Following a long delay, the long-awaited Czech and Slovak version of the music channel MTV will finally make its debut on November 29.
Its appearance will undoubtedly be welcome in two of the region’s most rapidly changing markets. It will also provide a welcome boost to its operator TV Nova, which like other regional broadcasters in the CME stable has endured a difficult year due to the global economic crisis and resulting slump in ad spend.
The Czech Republic and Slovakia will be two of the last major markets in CEE to receive their own versions of the music channel, with countries such as Poland and Russia having enjoyed such services for over a decade.
There are certainly reasons for this delay. While initially it was deemed too expensive by international broadcasters such as MTV to localise their services for smaller markets, more recently it has been the global economic crisis itself that has held back the channel’s launch.

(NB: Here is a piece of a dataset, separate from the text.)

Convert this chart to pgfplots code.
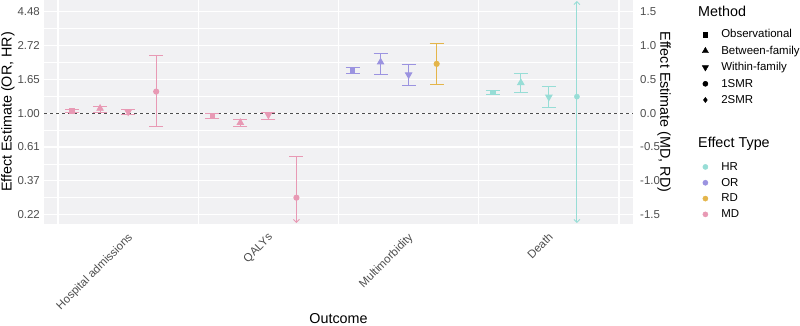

Indeed, CME secured a licence from MTVNE to operate MTV in the Czech Republic and Slovakia in late 2008, and it had at one stage been expected the service would launch by the end of last year. More recently, it was reported this June that a dispute had erupted between MTV’s owner Viacom and Time Warner, a shareholder in CME, threatening the channel’s launch. Fortunately, these fears have proved to be unfounded.
TV Nova appears to be much better placed to make a success of a localised version of MTV than was Israel’s Ananey Communications, which has just withdrawn from the Baltic Republics due to severe economic difficulties in all three countries.
However, in the Czech Republic MTV will enter a market already served by the music channel Ocko, one of the country’s longest established thematic services. It has argued that MTV, which it believes will be offered principally in paid cable and DTH packages, is unlikely to be profitable.
Competition between the two is likely to be intense.